Jejeje. Good! I like it!


----------



## SrRdRaCinG

Bueno. Voy a tomar tu consejo. Ahora, está en buenas manos.


----------



## SrRdRaCinG

NO! Dije que "he speaks" the truth. A propósito, evité el uso de "decir" sólo para ver lo que dirían ustedes. De todos modos, suena mejor o sea, casi igaul en inglés decir "he speaks/tells the truth."


----------



## Pedro P. Calvo Morcillo

SrRdRaCinG said:
			
		

> NO! Dije que "he speaks" the truth. A propósito, evité el uso de "decir" sólo para ver lo que dirían ustedes. De todos modos, suena mejor o sea, casi igaul en inglés decir "he speaks/tells the truth."


 Fascinating. I always thought that someone _tells the truth_. I have learned someone can _speak the truth_. Nevertheless, in Spanish you _dices la verdad _or _mientes_, pero no _hablas la verdad_.


----------



## SrRdRaCinG

Pedro P. Calvo Morcillo said:
			
		

> Fascinating. I always thought that someone _tells the truth_. I have learned someone can _speak the truth_. Nevertheless, in Spanish you _dices la verdad _or _mientes_, pero no _hablas la verdad_.


Bueno, se dice "dices la verdad, no hablas!


----------



## Honeypum

Exacto. Decir la verdad, no "hablar la verdad".


----------



## SrRdRaCinG

No puedo decirles cuanto (cuánto?) he aprendido de ustedes.
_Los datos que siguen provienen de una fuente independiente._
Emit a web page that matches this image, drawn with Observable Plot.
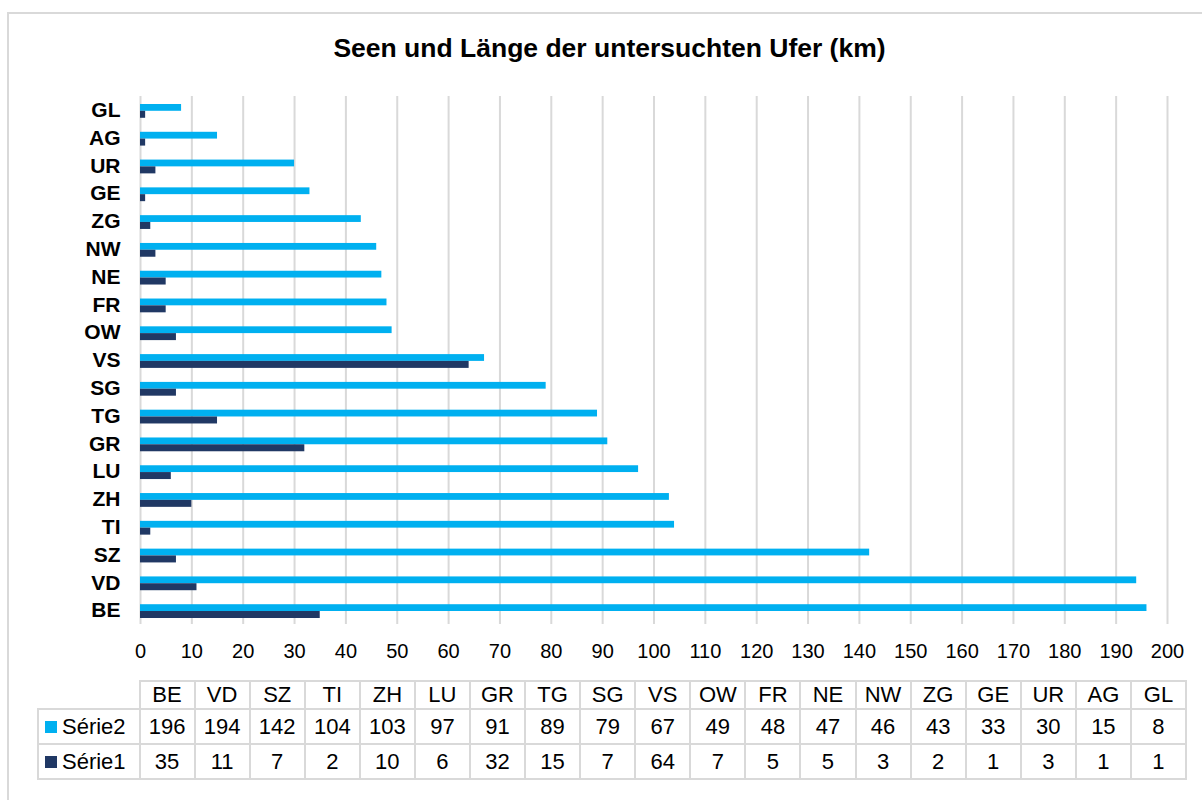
<!DOCTYPE html>
<html>
<head>
<meta charset="utf-8">
<script src="https://cdn.jsdelivr.net/npm/d3@7"></script>
<script src="https://cdn.jsdelivr.net/npm/@observablehq/plot@0.6"></script>
<style>
  html, body { margin: 0; padding: 0; background: #fff; }
  body { width: 1202px; height: 800px; position: relative; overflow: hidden; font-family: "Liberation Sans", Arial, sans-serif; }
  #frame { position: absolute; left: 7px; top: 12px; width: 1300px; height: 900px; border: 2px solid #d9d9d9; box-sizing: border-box; }
  #title { position: absolute; left: 0; width: 1219px; top: 35px; text-align: center; font-size: 26.5px; font-weight: bold; line-height: 1; color: #000; }
  #chart { position: absolute; left: 0; top: 0; }
  #tbl { position: absolute; left: 37px; top: 680px; border-collapse: collapse; table-layout: fixed; font-size: 22px; color: #000; }
  #tbl td { border: 2px solid #d9d9d9; text-align: center; padding: 0; white-space: nowrap; }
  #tbl td.leg { text-align: left; padding-left: 6px; }
  #tbl td.empty { border-top: none; border-left: none; }
  #tbl tr.hdr td { height: 25px; }
  #tbl tr.row td { height: 33px; }
  .sw { display: inline-block; width: 12px; height: 12px; margin-right: 5px; vertical-align: 1px; }
</style>
</head>
<body>
<div id="frame"></div>
<div id="title">Seen und Länge der untersuchten Ufer (km)</div>
<div id="chart"></div>
<table id="tbl"></table>
<script>
const categories = ["BE","VD","SZ","TI","ZH","LU","GR","TG","SG","VS","OW","FR","NE","NW","ZG","GE","UR","AG","GL"];
const serie2 = [196,194,142,104,103,97,91,89,79,67,49,48,47,46,43,33,30,15,8];
const serie1 = [35,11,7,2,10,6,32,15,7,64,7,5,5,3,2,1,3,1,1];
const seriesNames = ["Série2","Série1"];
const seriesColors = ["#00B0F0","#203864"];
const xTicks = [0,10,20,30,40,50,60,70,80,90,100,110,120,130,140,150,160,170,180,190,200];

const data2 = categories.map((c, i) => ({cat: c, value: serie2[i], series: seriesNames[0]}));
const data1 = categories.map((c, i) => ({cat: c, value: serie1[i], series: seriesNames[1]}));

const chart = Plot.plot({
  width: 1202,
  height: 670,
  marginLeft: 140,
  marginRight: 35,
  marginTop: 96,
  marginBottom: 46,
  style: {fontFamily: "'Liberation Sans', Arial, sans-serif", background: "transparent", color: "#000"},
  x: {domain: [0, 200], ticks: xTicks, label: null},
  y: {domain: [...categories].reverse(), padding: 0, round: false, label: null},
  marks: [
    Plot.ruleX(xTicks, {stroke: "#d9d9d9", strokeWidth: 2}),
    Plot.barX(data2, {x: "value", y: "cat", fill: seriesColors[0], insetTop: 8, insetBottom: 13}),
    Plot.barX(data1, {x: "value", y: "cat", fill: seriesColors[1], insetTop: 14.8, insetBottom: 6}),
    Plot.axisX({ticks: xTicks, tickSize: 0, tickPadding: 19, fontSize: 20, tickFormat: d => String(d), label: null}),
    Plot.axisY({tickSize: 0, tickPadding: 20, fontSize: 21, fontWeight: "bold", label: null})
  ]
});
document.getElementById("chart").appendChild(chart);

// data table below the chart
const tbl = document.getElementById("tbl");
const colg = document.createElement("colgroup");
const c0 = document.createElement("col"); c0.style.width = "101.5px"; colg.appendChild(c0);
categories.forEach(() => { const c = document.createElement("col"); c.style.width = "55.08px"; colg.appendChild(c); });
tbl.appendChild(colg);
const hdr = document.createElement("tr"); hdr.className = "hdr";
const e = document.createElement("td"); e.className = "empty"; hdr.appendChild(e);
categories.forEach(c => { const td = document.createElement("td"); td.textContent = c; hdr.appendChild(td); });
tbl.appendChild(hdr);
[[seriesNames[0], serie2, seriesColors[0]], [seriesNames[1], serie1, seriesColors[1]]].forEach(([name, vals, col]) => {
  const tr = document.createElement("tr"); tr.className = "row";
  const lg = document.createElement("td"); lg.className = "leg";
  const sw = document.createElement("span"); sw.className = "sw"; sw.style.background = col;
  lg.appendChild(sw); lg.appendChild(document.createTextNode(name));
  tr.appendChild(lg);
  vals.forEach(v => { const td = document.createElement("td"); td.textContent = v; tr.appendChild(td); });
  tbl.appendChild(tr);
});
</script>
</body>
</html>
Casi quiero llorar.


----------



## aleCcowaN

Se puede decir "hablas con la verdad" o "hablas con verdad" pero suena muy a historia de Emilio Salgari


----------



## Pedro P. Calvo Morcillo

SrRdRaCinG said:
			
		

> No puedo decirles *cuánto* he aprendido de ustedes. Casi quiero llorar.


Bueno, bueno, espero que no sea para tanto...


----------



## Ivy29

SrRdRaCinG said:
			
		

> No hablaba bien cuando estuve/estaba en el grado octavo.


 
When you wish to utter something as a past sequence ( not finished into the past) according to the INTENTION you had into the past you should use the IMPERFECT PAST 'HABLABA' if the intention was NOT to speak well a language since this transitory lack of knowledge is not 'instantaneous' it takes time , then you CANNOT USE the simple past.

TIME CONCORDANCE requires Both verbs as imperfect past
*NO HABLABA bien cuando ESTABA en octavo grado*.

Ivy29


----------